Everest Re posts record 12-month earnings
Bermuda’s Everest Re Group Ltd. last night announced record 12-month net income of $840.8 million for 2006 — a billion-dollar improvement from the hurricane-induced losses of the previous year.
Everest was the first of Bermuda’s major reinsurers to publish its fourth-quarter and year-end results. And others are likely to follow suite with announcements of bumper profits in the coming weeks, thanks to a lack of catastrophe losses in a year when not a single hurricane made landfall in the US.
Everest also announced that it had reached a landmark figure as shareholders’ equity surpassed $5 billion.
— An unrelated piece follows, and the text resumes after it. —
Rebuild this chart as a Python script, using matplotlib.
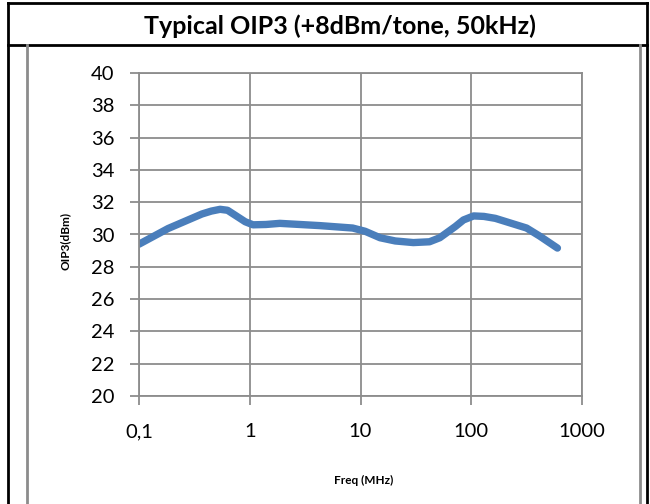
import matplotlib
matplotlib.use('Agg')
import matplotlib.pyplot as plt
from matplotlib.lines import Line2D

# values
freq = [0.1, 0.183, 0.37, 0.45, 0.54, 0.63, 0.736, 0.91, 1.07, 1.4, 1.87, 4.3, 8.5,
        11, 15, 20.6, 30, 42, 52, 72, 85, 105, 130, 165, 316, 415, 600]
oip3 = [29.4, 30.37, 31.27, 31.45, 31.56, 31.5, 31.2, 30.79, 30.6, 30.62, 30.69, 30.55, 30.4,
        30.2, 29.8, 29.6, 29.5, 29.55, 29.8, 30.5, 30.9, 31.15, 31.12, 31.0, 30.4, 29.9, 29.16]

xticks = [0.1, 1, 10, 100, 1000]
xtick_labels = ['0,1', '1', '10', '100', '1000']
yticks = list(range(20, 41, 2))

plt.rcParams['font.family'] = ['Lato', 'DejaVu Sans']

W, H = 650, 504
fig = plt.figure(figsize=(W / 100, H / 100), dpi=100)


def px(x, y):
    return x / W, 1 - y / H


ax = fig.add_axes([139 / W, 1 - 396 / H, (582 - 139) / W, (396 - 73) / H])

grey = '#8c8c8c'
ax.plot(freq, oip3, color='#4a7ebb', linewidth=5.3, solid_joinstyle='round',
        solid_capstyle='round')

ax.set_xscale('log')
ax.set_xlim(0.1, 1000)
ax.set_ylim(20, 40)
ax.set_xticks(xticks)
ax.set_xticklabels(xtick_labels)
ax.xaxis.set_minor_locator(matplotlib.ticker.NullLocator())
ax.set_yticks(yticks)
ax.grid(True, color=grey, linewidth=1.3)
ax.set_axisbelow(True)
for s in ax.spines.values():
    s.set_color(grey)
    s.set_linewidth(1.3)
ax.tick_params(axis='both', which='major', length=6.5, width=1.3, color=grey,
               labelsize=14.5)
ax.tick_params(axis='y', pad=11)
ax.tick_params(axis='x', pad=13)

ax.set_xlabel('Freq (MHz)', fontsize=8.5, fontweight='bold')
ax.set_ylabel('OIP3(dBm)', fontsize=8.5, fontweight='bold')
ax.xaxis.set_label_coords(0.507, -0.245)
ax.yaxis.set_label_coords(-0.155, 0.48)

# frame: outer black box, title band, grey chart area
x0, y0 = px(8, 3)
x1, _ = px(647, 0)
_, yb = px(0, 510)
_, yt = px(0, 45)
fig.add_artist(Line2D([x0, x0], [yb, y0], color='black', lw=2, transform=fig.transFigure))
fig.add_artist(Line2D([x1, x1], [yb, y0], color='black', lw=2, transform=fig.transFigure))
fig.add_artist(Line2D([x0, x1], [y0, y0], color='black', lw=2, transform=fig.transFigure))
fig.add_artist(Line2D([x0, x1], [yt, yt], color='black', lw=2, transform=fig.transFigure))
gx0, _ = px(27, 0)
gx1, _ = px(640, 0)
fig.add_artist(Line2D([gx0, gx0], [yb, yt], color=grey, lw=2, transform=fig.transFigure))
fig.add_artist(Line2D([gx1, gx1], [yb, yt], color=grey, lw=2, transform=fig.transFigure))

tx, ty = px(340, 26)
fig.text(tx, ty, 'Typical OIP3 (+8dBm/tone, 50kHz)', ha='center', va='center',
         fontsize=18, fontweight='bold')

fig.savefig('out.png', dpi=100)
Broken down, the company’s net income for the year amounted to $12.87 per diluted share, compared to a net loss of $218.7 million, or $3.79 per share, for 2005.
Everest made net income of $206.4 million in the fourth quarter of 2006, or $3.15 per diluted share, compared to a net loss of $162.2 million over the corresponding three months in 2005.
Claims arising from hurricanes Katrina, Rita and Wilma impacted heavily on Everest’s results in 2005. Firmer reinsurance rates, combined with a relatively benign year for catastrophe losses were the main reasons for the success in 2006.
Joseph V. Taranto, Everest’s chairman and chief executive officer said: “With more than $5 billion in shareholders’ equity, we have reached yet another milestone in Everest’s history.
“This accomplishment is a testament to the strength of our operating platform and focused market strategy, which emphasises profitability over growth. Year over year, premium was down modestly but our financial results, and underlying accident year trends remain strong.”
Shareholders’ equity shot up by more than 23 percent from the end of 2005 and now amounts to $5.11 billion, or $78.53 per outstanding share.
Gross premiums written in the last three months of 2006 were $987.3 million, a 13.4 percent increase compared to the $871.0 million written during the corresponding period in 2005.
The ramp up of new programmes in the US Insurance segment, which grew by 15 percent compared to the fourth quarter of 2005, was an important factor in the overall growth.
Net investment income also rocketed, climbing by 36 percent to $183.5 million as compared to $135.0 million for the fourth quarter of 2005. Everest put that success down to income generated by several limited partnership investments and strong overall growth in the investment portfolio.
The annualised return on average shareholders’ equity was 17.1 percent for the quarter and 18.7 percent for the full year.